QIIME 2 and Probe Design

JMJ_Lapage · October 9, 2020, 7:50am

Hello all, I am new here and new to QIIME 2. My -omics knowledge is very rusty and out-of-date but I have been getting back on the horse with the excellently written tutorials.

My new project will involve taking 16S rRNA-Seq data and designing CLASI-FISH probes against the species found within the population, which will then be applied to confocal microscopy. Probes need to have high affinity for their target species and minimal affinity for non-target species.

The process of probe design would probably involve making a multiple alignment of all the 16S sequences, going through each target species/OTU iteratively to find regions of n bases that are dissimilar to the other species/OTU, and blasting these against database whole genome sequences to score their likelihood for off-target binding.

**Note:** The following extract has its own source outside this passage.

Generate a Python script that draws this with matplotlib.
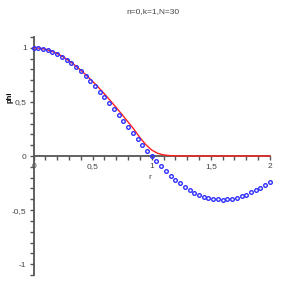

I have three questions at this stage:

Is there already a plugin that has this feature, or a way to replicate this functionality with a bit of a hack?
Is it silly to consider doing this within QIIME 2, and if so should I just be exporting to elsewhere
If there's no way to do it, but it seems like a worthwhile module to make, will this be a particularly difficult workflow for me (a fairly experienced programmer) to craft into a new module?

Nicholas_Bokulich · October 9, 2020, 8:56am

Welcome @JMJ_Lapage!

I think existing plugins have some of this functionality, but you would need to add a plugin/method to fill in the gaps. Here's what I think:

q2-alignment will support this, via mafft

this is the part that I do not think is available in existing plugins. Wrapping other existing software packages for probe design would be an opportunity here.

q2-feature-classifier has BLAST- and VSEARCH-based taxonomy classification methods that would probably work for this. On the other hand, qiime quality-control exclude-seqs is probably exactly what you are looking for, and it even has a primer alignment mode (close enough to a probe?). Basically, you'd give it a list of probes (as a FeatureData[Sequence] artifact, either a fasta file imported to QIIME 2 or the output from your novel primer finder method), and it would output those that hit the reference genomes and those that miss.

By the way (shameless plug alert), those non-target reference genomes (and/or reference 16S rRNA genes from your target species) could be assembled using RESCRIPt so that everything in your workflow is preserved in provenance.

No I do not think it's silly... this would be a bit of a convoluted workflow and the advantage of doing it in QIIME 2 is that you can leverage existing functionality, as well as preserve all workflow steps in provenance.

On the other hand, other probe design methods exist in the outer world and so could probably be used without bothering to write a new one (though, as I said above, you could just wrap one in a plugin)

QIIME 2 is designed to be extensible, and we have written extensive documentation, etc, to make it easy for other programmers to write QIIME 2 plugins. Creating the plugin is the easy part, writing the methods inside should be the more difficult part so if you are confident in that part then creating a QIIME 2 plugin for it should be straightforward

You can see the developer documentation here: https://dev.qiime2.org/latest/

And you are more than welcome to ask development questions on this forum... we even have a "developer support" channel for it, so we can help you along the way

JMJ_Lapage · October 12, 2020, 9:50am

Hi @Nicholas_Bokulich, thank you for your comprehensive response. I think you are right; there might be some merit for me to develop a probe design plugin that wraps a pre-existing method. I'm fairly confident that I can handle that, particularly since there's a community to support it here. Even better if I design it in such a way that the method of probe design is modular as well, so that I can try a few different methods and leave the door open for people to add further approaches.

You are right that primer design is basically the same as probe design: it's all about getting specific matches. The very slight differences are that in CLASI-FISH, we don't really mind off-target matches within the same species we are probing for, so long as they are not present in other species (that's an edge case though), and obviously, I need to balance a whole matrix of potential conflicts rather than just a pairwise relationship.

Thanks again, I will look into what it will take to make a wrapper plugin, and read up on the methods you mentioned.